Thursday, September 3, Bright delivered a signed request for an “examination” of the ballot boxes to Union County Circuit Clerk Phyllis Stanford. Stanford said an “examination” would mean opening the box for each of the four precincts in District Three. The Circuit Clerk said the boxes contain all the physical materials used in the primary run-off, including the paper tapes showing votes totaled from the voting machines and the poll books signed by each voter.
Stanford said, however, that Bright told her he didn’t want her to actually go forward with a formal examination of the boxes until and unless he confirmed the request to her. Candidates have 12 days after the vote is certified to ask for a formal examination of the boxes.
Bright told NAnewsweb.com that he did not expect to ask Stanford to actually move forward with examining the precinct boxes. “I just wanted it on the record,” he said.
When asked if he intended to scold any of his relatives who may have failed to go vote to give him the few votes that would have made him the victor, Bright displayed a candid sense of humor.
“That was my problem,” he said. “I didn’t have enough relatives.”
Bright, who is 28 years old, said his one-vote loss would not kill his interest in public service. “Maybe there will be a place for me to serve sometime in the future,” he said.**
Union County Superintendent of Education
The race for Union County Superintendent of Education brought another unusual twist to county politics.
Roger Browning was unopposed for the Republican nomination for superintendent in the August 4 primary.
Incumbent Democrat County Superintendent Ken Basil received 1,918 votes (46.42%) in the August 4 primary; Democratic challenger Loretta Hartfield got 1,172 votes (28.36%). Thus the Democratic nomination for county superintendent was set for the August 24 primary run-off.
Basil got fewer votes in the run-off than he did on August 4, while Hartfield increased her vote total. But, with 1,747 votes (56.9%) in the run-off, Basil easily defeated Democratic challenger Hartfield, who received 1,326 ballots (42.94%)
Then came another anomaly in this year’s Union County elections:
A few days before Basil won the Democratic nomination in the run-off, it was discovered that the apparent Republican nominee, Roger Browning, did not live in the Union County School District.

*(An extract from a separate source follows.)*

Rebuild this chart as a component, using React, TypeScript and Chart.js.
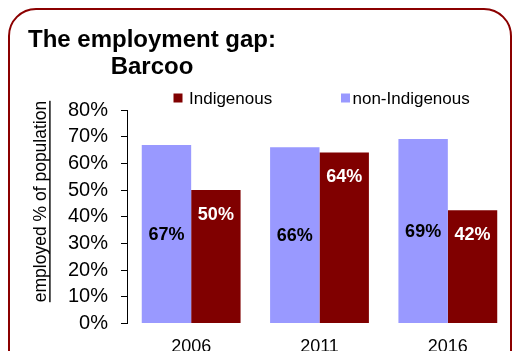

The non-partisan Union County Election Commission ruled that the fact that Browning does not live in the county school district disqualified him as a candidate to head the county school system.
Union County Republican Chairman Clay Hardy told NAnewsweb.com that the Republican Party cannot take steps to designate a new candidate for county superintendent unless and until Roger Browning formally applies to the State of Mississippi Election Commission to withdraw his name from nomination. Hardy said he could not comment on whether or not Browning had initiated such an application to the State Election Commission.
When asked by NAnewsweb.com whether he had asked the State Election Commission to void his nomination, Browning said, “I am going through a process to try and work things out concerning my candidacy, and cannot comment at this time.”
As we understand what we have learned, it appears that, without further action by Roger Browning and the State Election Commission, there will not be a Republican nominee for Union County School Superintendent on the November ballot.
**[Editor’s note: It appears that either Democrat Dave Kitchens or Republican Michael Moody will be elected Union County Supervisor for the Third District on November 3rd, and we expect that either of them will serve honestly and competently. C. J. Bright is an intelligent, likeable and honorable 28-year-old man, highly regarded by those know him well. It’s good to know that younger people of his caliber will be available to serve in the future.]